**Available data:**
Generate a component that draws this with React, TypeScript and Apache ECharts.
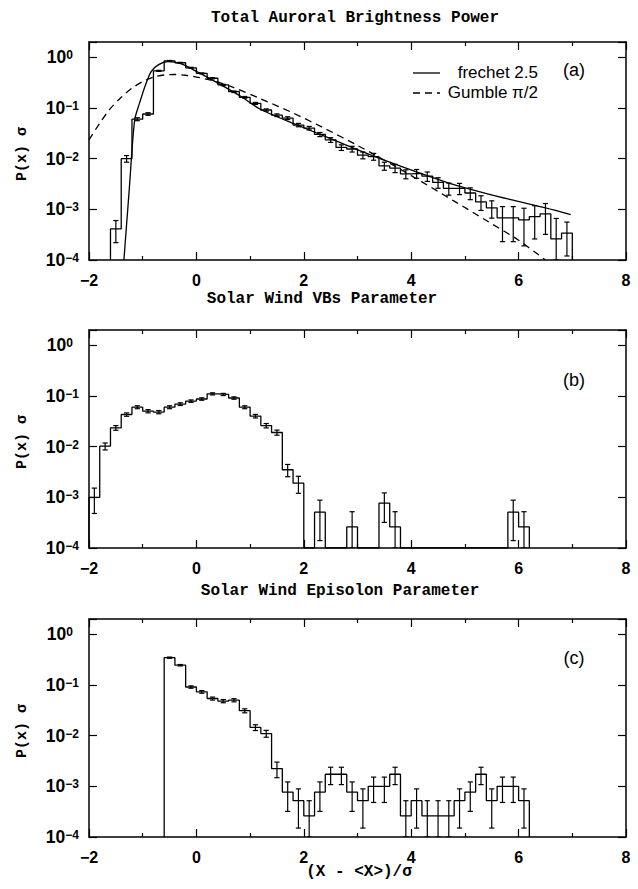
import React, { useEffect, useRef } from "react";
import * as echarts from "echarts";

const FLOOR = 1e-4;
const TOP = 2;
const HALF_BIN = 0.1;

// Panel (a): Total Auroral Brightness Power
const binsA = [-1.5, -1.3, -1.1, -0.9, -0.7, -0.5, -0.3, -0.1, 0.1, 0.3, 0.5, 0.7, 0.9, 1.1, 1.3, 1.5, 1.7, 1.9, 2.1, 2.3, 2.5, 2.7, 2.9, 3.1, 3.3, 3.5, 3.7, 3.9, 4.1, 4.3, 4.5, 4.7, 4.9, 5.1, 5.3, 5.5, 5.7, 5.9, 6.1, 6.3, 6.5, 6.7, 6.9];
const valsA = [4.1e-4, 1.0e-2, 6.0e-2, 7.6e-2, 0.54, 0.85, 0.78, 0.62, 0.48, 0.385, 0.284, 0.209, 0.162, 0.123, 0.091, 0.072, 0.063, 0.046, 0.040, 0.030, 0.0234, 0.0166, 0.0155, 0.0117, 0.011, 0.0072, 0.0065, 0.0050, 0.0051, 0.0045, 0.0034, 0.0026, 0.0026, 0.0021, 0.0014, 0.00107, 0.00068, 0.00068, 0.00062, 0.00072, 0.00081, 0.00026, 0.00034];
const errsA = [1.9e-4, 1.5e-3, 4e-3, 4.5e-3, 1.2e-2, 1.5e-2, 1.4e-2, 1.3e-2, 1.1e-2, 1.0e-2, 8.5e-3, 7.3e-3, 6.4e-3, 5.6e-3, 4.8e-3, 4.3e-3, 4.0e-3, 3.5e-3, 3.2e-3, 2.8e-3, 2.5e-3, 2.1e-3, 2.0e-3, 1.8e-3, 1.7e-3, 1.3e-3, 1.2e-3, 1.0e-3, 1.0e-3, 9.5e-4, 8e-4, 7e-4, 6.5e-4, 5.5e-4, 4.5e-4, 4.0e-4, 4.5e-4, 4.5e-4, 4.3e-4, 4.6e-4, 4.9e-4, 4.0e-4, 2.2e-4];

const frechetX = [-1.35, -1.25, -1.15, -1.06, -0.96, -0.84, -0.71, -0.53, -0.28, 0.0, 0.4, 0.84, 1.2, 2.0, 2.95, 3.6, 4.2, 4.7, 5.3, 5.9, 6.5, 6.97];
const frechetY = [1.0e-4, 2.5e-3, 0.0575, 0.123, 0.263, 0.525, 0.708, 0.818, 0.741, 0.525, 0.309, 0.166, 0.093, 0.0407, 0.0158, 0.0085, 0.0050, 0.0033, 0.00219, 0.00151, 0.00107, 0.00079];

const gumbelX = [-2.0, -1.8, -1.6, -1.4, -1.2, -1.0, -0.8, -0.6, -0.4, -0.2, 0.0, 0.3, 0.65, 1.2, 1.8, 2.4, 3.0, 3.6, 4.2, 4.8, 5.4, 6.0, 6.5];
const gumbelY = [0.0234, 0.0501, 0.0977, 0.162, 0.245, 0.331, 0.407, 0.447, 0.457, 0.442, 0.407, 0.347, 0.263, 0.151, 0.0794, 0.0389, 0.0182, 0.00813, 0.00347, 0.00145, 6.0e-4, 2.45e-4, 1.0e-4];

// Panel (b): Solar Wind VBs Parameter
const binsB = [-1.9, -1.7, -1.5, -1.3, -1.1, -0.9, -0.7, -0.5, -0.3, -0.1, 0.1, 0.3, 0.5, 0.7, 0.9, 1.1, 1.3, 1.5, 1.7, 1.9, 2.1, 2.3, 2.5, 2.7, 2.9, 3.1, 3.3, 3.5, 3.7, 3.9, 4.1, 4.3, 4.5, 4.7, 4.9, 5.1, 5.3, 5.5, 5.7, 5.9, 6.1];
const valsB = [1.0e-3, 1.02e-2, 2.35e-2, 4.3e-2, 6.0e-2, 5.0e-2, 4.8e-2, 6.0e-2, 6.9e-2, 7.9e-2, 8.7e-2, 0.110, 0.107, 0.091, 0.060, 0.040, 0.026, 0.019, 3.5e-3, 1.9e-3, 0, 5.1e-4, 0, 0, 2.6e-4, 0, 0, 7.7e-4, 2.6e-4, 0, 0, 0, 0, 0, 0, 0, 0, 0, 0, 5.1e-4, 2.6e-4];
const errsB = [5.2e-4, 1.6e-3, 2.5e-3, 3.3e-3, 4.0e-3, 3.6e-3, 3.5e-3, 4.0e-3, 4.2e-3, 4.5e-3, 4.8e-3, 5.3e-3, 5.3e-3, 4.9e-3, 4.0e-3, 3.2e-3, 2.6e-3, 2.2e-3, 9.5e-4, 7.0e-4, 0, 3.7e-4, 0, 0, 2.6e-4, 0, 0, 4.5e-4, 2.6e-4, 0, 0, 0, 0, 0, 0, 0, 0, 0, 0, 3.7e-4, 2.6e-4];

// Panel (c): Solar Wind Episolon Parameter
const binsC = [-0.5, -0.3, -0.1, 0.1, 0.3, 0.5, 0.7, 0.9, 1.1, 1.3, 1.5, 1.7, 1.9, 2.1, 2.3, 2.5, 2.7, 2.9, 3.1, 3.3, 3.5, 3.7, 3.9, 4.1, 4.3, 4.5, 4.7, 4.9, 5.1, 5.3, 5.5, 5.7, 5.9, 6.1];
const valsC = [0.345, 0.245, 0.091, 0.073, 0.054, 0.048, 0.050, 0.031, 0.0145, 0.011, 0.00224, 7.7e-4, 5.2e-4, 2.6e-4, 7.7e-4, 1.73e-3, 1.73e-3, 7.7e-4, 5.2e-4, 1.0e-3, 1.0e-3, 1.73e-3, 2.6e-4, 5.2e-4, 2.6e-4, 2.6e-4, 2.6e-4, 5.2e-4, 7.7e-4, 1.73e-3, 5.2e-4, 1.0e-3, 1.0e-3, 5.2e-4];
const errsC = [9.5e-3, 8e-3, 4.9e-3, 4.4e-3, 3.7e-3, 3.5e-3, 3.6e-3, 2.8e-3, 1.9e-3, 1.7e-3, 7.6e-4, 4.5e-4, 3.7e-4, 2.6e-4, 4.5e-4, 6.5e-4, 6.5e-4, 4.5e-4, 3.7e-4, 5.2e-4, 5.2e-4, 6.5e-4, 2.6e-4, 3.7e-4, 2.6e-4, 2.6e-4, 2.6e-4, 3.7e-4, 4.5e-4, 6.5e-4, 3.7e-4, 5.2e-4, 5.2e-4, 3.7e-4];

const xTicks = { min: -2, max: 8, interval: 2 };
const titles = ["Total Auroral Brightness Power", "Solar Wind VBs Parameter", "Solar Wind Episolon Parameter"];
const panelTags = ["(a)", "(b)", "(c)"];
const legendNames = ["frechet 2.5", "Gumble \u03c0/2"];

const GRID_TOPS = [42, 330, 619];
const GRID_H = 218;
const GRID_LEFT = 89;
const GRID_W = 537;

function outline(centers: number[], vals: number[]) {
  const pts: number[][] = [[centers[0] - HALF_BIN, FLOOR]];
  centers.forEach((c, i) => {
    const v = vals[i] > 0 ? vals[i] : FLOOR;
    pts.push([c - HALF_BIN, v], [c + HALF_BIN, v]);
  });
  pts.push([centers[centers.length - 1] + HALF_BIN, FLOOR]);
  return pts;
}

function histSeries(idx: number, centers: number[], vals: number[]) {
  return {
    type: "line",
    xAxisIndex: idx * 2,
    yAxisIndex: idx * 2,
    data: outline(centers, vals),
    symbol: "none",
    showSymbol: false,
    silent: true,
    lineStyle: { color: "#000", width: 1.3 },
    z: 3,
  };
}

function errSeries(idx: number, centers: number[], vals: number[], errs: number[]) {
  const data = centers
    .map((c, i) => [c, vals[i], errs[i]])
    .filter((d) => d[1] > 0 && d[2] > 0);
  return {
    type: "custom",
    xAxisIndex: idx * 2,
    yAxisIndex: idx * 2,
    silent: true,
    clip: true,
    data,
    encode: { x: 0, y: 1 },
    z: 4,
    renderItem: (params: any, api: any) => {
      const x = api.value(0);
      const v = api.value(1);
      const e = api.value(2);
      const hi = Math.min(v + e, TOP);
      const lo = Math.max(v - e, FLOOR);
      const pHi = api.coord([x, hi]);
      const pLo = api.coord([x, lo]);
      const w = 2.6;
      const st = { stroke: "#000", lineWidth: 1.2 };
      return {
        type: "group",
        children: [
          { type: "line", shape: { x1: pHi[0], y1: pHi[1], x2: pLo[0], y2: pLo[1] }, style: st },
          { type: "line", shape: { x1: pHi[0] - w, y1: pHi[1], x2: pHi[0] + w, y2: pHi[1] }, style: st },
          { type: "line", shape: { x1: pLo[0] - w, y1: pLo[1], x2: pLo[0] + w, y2: pLo[1] }, style: st },
        ],
      };
    },
  };
}

function curveSeries(xs: number[], ys: number[], dashed: boolean) {
  return {
    type: "line",
    xAxisIndex: 0,
    yAxisIndex: 0,
    data: xs.map((x, i) => [x, ys[i]]),
    smooth: 0.3,
    symbol: "none",
    showSymbol: false,
    silent: true,
    clip: true,
    lineStyle: { color: "#000", width: 1.3, type: dashed ? [7, 5] : "solid" },
    z: 5,
  };
}

const tickFont = { color: "#000", fontSize: 16, fontWeight: "bold", fontFamily: "Liberation Sans" };

function makeAxes(i: number) {
  const lineStyle = { color: "#000", width: 1.5 };
  const tickStyle = { color: "#000", width: 1.2 };
  const xBase = {
    type: "value",
    gridIndex: i,
    min: xTicks.min,
    max: xTicks.max,
    interval: xTicks.interval,
    axisLine: { show: true, onZero: false, lineStyle },
    axisTick: { show: true, inside: true, length: 8, lineStyle: tickStyle },
    minorTick: { show: true, splitNumber: 2, length: 4, lineStyle: tickStyle },
    splitLine: { show: false },
  };
  const yBase = {
    type: "log",
    logBase: 10,
    gridIndex: i,
    min: FLOOR,
    max: TOP,
    splitNumber: 4,
    axisLine: { show: true, onZero: false, lineStyle },
    axisTick: { show: true, inside: true, length: 8, lineStyle: tickStyle },
    splitLine: { show: false },
    minorTick: { show: false },
  };
  const supFont = { color: "#000", fontSize: 12, fontWeight: "bold", fontFamily: "Liberation Sans", lineHeight: 12, verticalAlign: "top", padding: [1, 0, 0, 0] };
  return {
    x: [
      {
        ...xBase,
        position: "bottom",
        axisLabel: {
          show: true,
          margin: 12,
          ...tickFont,
          formatter: (v: number) => (v < 0 ? "\u2212" + Math.abs(v) : String(v)),
        },
      },
      { ...xBase, position: "top", axisLabel: { show: false } },
    ],
    y: [
      {
        ...yBase,
        position: "left",
        axisLabel: {
          show: true,
          margin: 10,
          formatter: (v: number) => {
            const e = Math.log10(v);
            const r = Math.round(e);
            if (Math.abs(e - r) > 1e-6) return "";
            if (r < 0) return "{b|10}{s|\u2212" + -r + "}";
            return "{b|10}{s|" + r + "}{p|\u2002}";
          },
          rich: {
            b: { color: "#000", fontSize: 17.5, fontWeight: "bold", fontFamily: "Liberation Sans", lineHeight: 18, verticalAlign: "bottom", padding: [6, 0, 0, 0] },
            s: supFont,
            p: { ...supFont },
          },
        },
      },
      { ...yBase, position: "right", axisLabel: { show: false } },
    ],
  };
}

export default function App() {
  const ref = useRef<HTMLDivElement>(null);
  useEffect(() => {
    if (!ref.current) return;
    const chart = echarts.init(ref.current, null, { renderer: "svg" });
    const xAxis: any[] = [];
    const yAxis: any[] = [];
    for (let i = 0; i < 3; i++) {
      const a = makeAxes(i);
      xAxis.push(...a.x);
      yAxis.push(...a.y);
    }
    const monoBold = 'bold 16px "Liberation Mono"';
    const sans = '17px "Liberation Sans"';
    const titleCenters = [[355, 18], [322, 299], [340, 591]];
    const tagY = [70, 380, 658];
    const graphic: any[] = [];
    titles.forEach((t, i) => {
      graphic.push({
        type: "text",
        x: titleCenters[i][0],
        y: titleCenters[i][1],
        style: { text: t, font: monoBold, fill: "#000", align: "center", verticalAlign: "middle" },
      });
      graphic.push({
        type: "text",
        x: 22,
        y: GRID_TOPS[i] + GRID_H / 2 + 3,
        rotation: Math.PI / 2,
        style: { text: "P(x) \u03c3", font: 'bold 15px "Liberation Mono"', fill: "#000", align: "center", verticalAlign: "middle" },
      });
      graphic.push({
        type: "text",
        x: 574,
        y: tagY[i],
        style: { text: panelTags[i], font: '18px "Liberation Sans"', fill: "#000", align: "center", verticalAlign: "middle" },
      });
    });
    graphic.push({
      type: "text",
      x: 359,
      y: 872,
      style: { text: "(X - <X>)/\u03c3", font: monoBold, fill: "#000", align: "center", verticalAlign: "middle" },
    });
    // legend
    graphic.push({ type: "line", shape: { x1: 413, y1: 73, x2: 440, y2: 73 }, style: { stroke: "#000", lineWidth: 1.3 } });
    graphic.push({ type: "line", shape: { x1: 413, y1: 93, x2: 440, y2: 93 }, style: { stroke: "#000", lineWidth: 1.3, lineDash: [7, 5] } });
    graphic.push({ type: "text", x: 538, y: 72, style: { text: legendNames[0], font: sans, fill: "#000", align: "right", verticalAlign: "middle" } });
    graphic.push({ type: "text", x: 538, y: 92, style: { text: legendNames[1], font: sans, fill: "#000", align: "right", verticalAlign: "middle" } });

    chart.setOption({
      animation: false,
      backgroundColor: "#fff",
      grid: GRID_TOPS.map((t) => ({ left: GRID_LEFT, top: t, width: GRID_W, height: GRID_H })),
      xAxis,
      yAxis,
      series: [
        histSeries(0, binsA, valsA),
        errSeries(0, binsA, valsA, errsA),
        curveSeries(frechetX, frechetY, false),
        curveSeries(gumbelX, gumbelY, true),
        histSeries(1, binsB, valsB),
        errSeries(1, binsB, valsB, errsB),
        histSeries(2, binsC, valsC),
        errSeries(2, binsC, valsC, errsC),
      ],
      graphic,
    });
    return () => chart.dispose();
  }, []);
  return <div ref={ref} style={{ position: "fixed", left: 0, top: 0, width: 638, height: 889, background: "#fff" }} />;
}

**Task details:**
Repeat exactly and only the lines from the start of the data above through the line that holds "const HALF_BIN = 0.1;", inclusive. Pictures do not belong in the copy.

**Final answer:**
Generate a component that draws this with React, TypeScript and Apache ECharts.
import React, { useEffect, useRef } from "react";
import * as echarts from "echarts";

const FLOOR = 1e-4;
const TOP = 2;
const HALF_BIN = 0.1;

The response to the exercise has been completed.